▼
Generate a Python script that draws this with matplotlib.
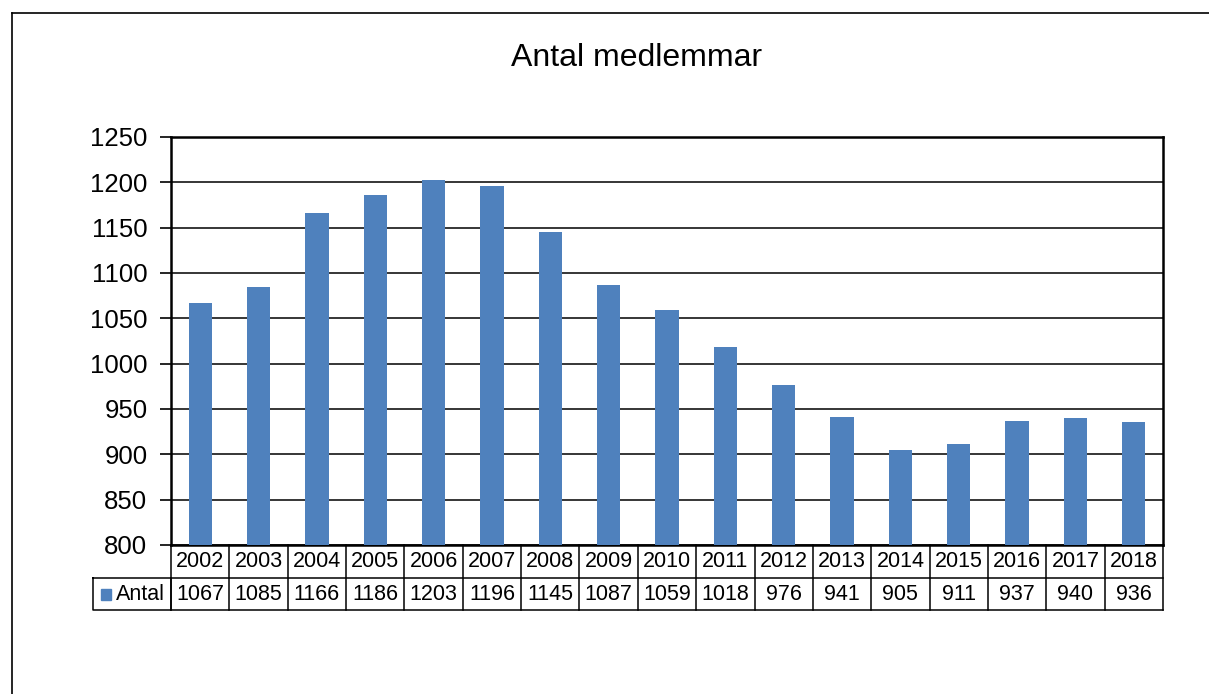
import matplotlib.pyplot as plt
import matplotlib.transforms as mtransforms
from matplotlib.lines import Line2D
from matplotlib.patches import Rectangle

years = ['2002', '2003', '2004', '2005', '2006', '2007', '2008', '2009', '2010',
         '2011', '2012', '2013', '2014', '2015', '2016', '2017', '2018']
antal = [1067, 1085, 1166, 1186, 1203, 1196, 1145, 1087, 1059,
         1018, 976, 941, 905, 911, 937, 940, 936]
yticks = [800, 850, 900, 950, 1000, 1050, 1100, 1150, 1200, 1250]

plt.rcParams['font.family'] = ['Liberation Sans', 'DejaVu Sans']
bar_color = '#4F81BD'

fig = plt.figure(figsize=(12.09, 6.94), dpi=100)
ax = fig.add_axes([171 / 1209, 1 - 545 / 694, (1163 - 171) / 1209, (545 - 137) / 694])

x = list(range(len(years)))
ax.bar(x, antal, width=0.4, color=bar_color, zorder=3)
ax.set_xlim(-0.5, len(years) - 0.5)
ax.set_ylim(800, 1250)
ax.set_yticks(yticks)
ax.set_yticklabels([str(t) for t in yticks], fontsize=18.5)
ax.set_xticks([])
ax.tick_params(axis='y', length=8, width=1.2, pad=9, color='black')
ax.yaxis.grid(True, color='black', linewidth=1.1, zorder=0)
for s in ax.spines.values():
    s.set_linewidth(1.8)
    s.set_color('black')

# data table beneath the plot
trans = mtransforms.blended_transform_factory(ax.transData, ax.transAxes)
r1 = -33 / 408
r2 = -65 / 408
lw = 1.1
fs = 15.5
n = len(years)
for i in range(n + 1):
    ax.add_line(Line2D([i - 0.5, i - 0.5], [0, r2], transform=trans,
                       color='black', lw=lw, clip_on=False))
ax.add_line(Line2D([-0.5, n - 0.5], [r1, r1], transform=trans,
                   color='black', lw=lw, clip_on=False))
ax.add_line(Line2D([-0.5, n - 0.5], [r2, r2], transform=trans,
                   color='black', lw=lw, clip_on=False))
for i, (yr, v) in enumerate(zip(years, antal)):
    ax.text(i, r1 / 2, yr, transform=trans, ha='center', va='center',
            fontsize=fs, clip_on=False)
    ax.text(i, (r1 + r2) / 2, str(v), transform=trans, ha='center', va='center',
            fontsize=fs, clip_on=False)

# legend cell
left = (93 - 171) / 992
ax.add_line(Line2D([left, 0, 0, left, left], [r1, r1, r2, r2, r1],
                   transform=ax.transAxes, color='black', lw=lw, clip_on=False))
ax.add_patch(Rectangle(((101 - 171) / 992, (r1 + r2) / 2 - 5.5 / 408), 10 / 992, 11 / 408,
                       transform=ax.transAxes, color=bar_color, clip_on=False))
ax.text((116 - 171) / 992, (r1 + r2) / 2, 'Antal', transform=ax.transAxes,
        ha='left', va='center', fontsize=fs, clip_on=False)

fig.text(637 / 1209, 1 - 58 / 694, 'Antal medlemmar', ha='center', va='center',
         fontsize=23)

# outer chart frame (partly cropped in the original)
fig.add_artist(Line2D([12 / 1209, 1], [1 - 13 / 694, 1 - 13 / 694],
                      transform=fig.transFigure, color='black', lw=1.2))
fig.add_artist(Line2D([12 / 1209, 12 / 1209], [0, 1 - 13 / 694],
                      transform=fig.transFigure, color='black', lw=1.2))

fig.savefig('out.png', dpi=100)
▲
**Task to carry out**
Repeat, word for word and with no pictures, only the lines running from the beginning of the data to the line that contains "from matplotlib.patches import Rectangle".

**Solution to this problem**
Generate a Python script that draws this with matplotlib.
import matplotlib.pyplot as plt
import matplotlib.transforms as mtransforms
from matplotlib.lines import Line2D
from matplotlib.patches import Rectangle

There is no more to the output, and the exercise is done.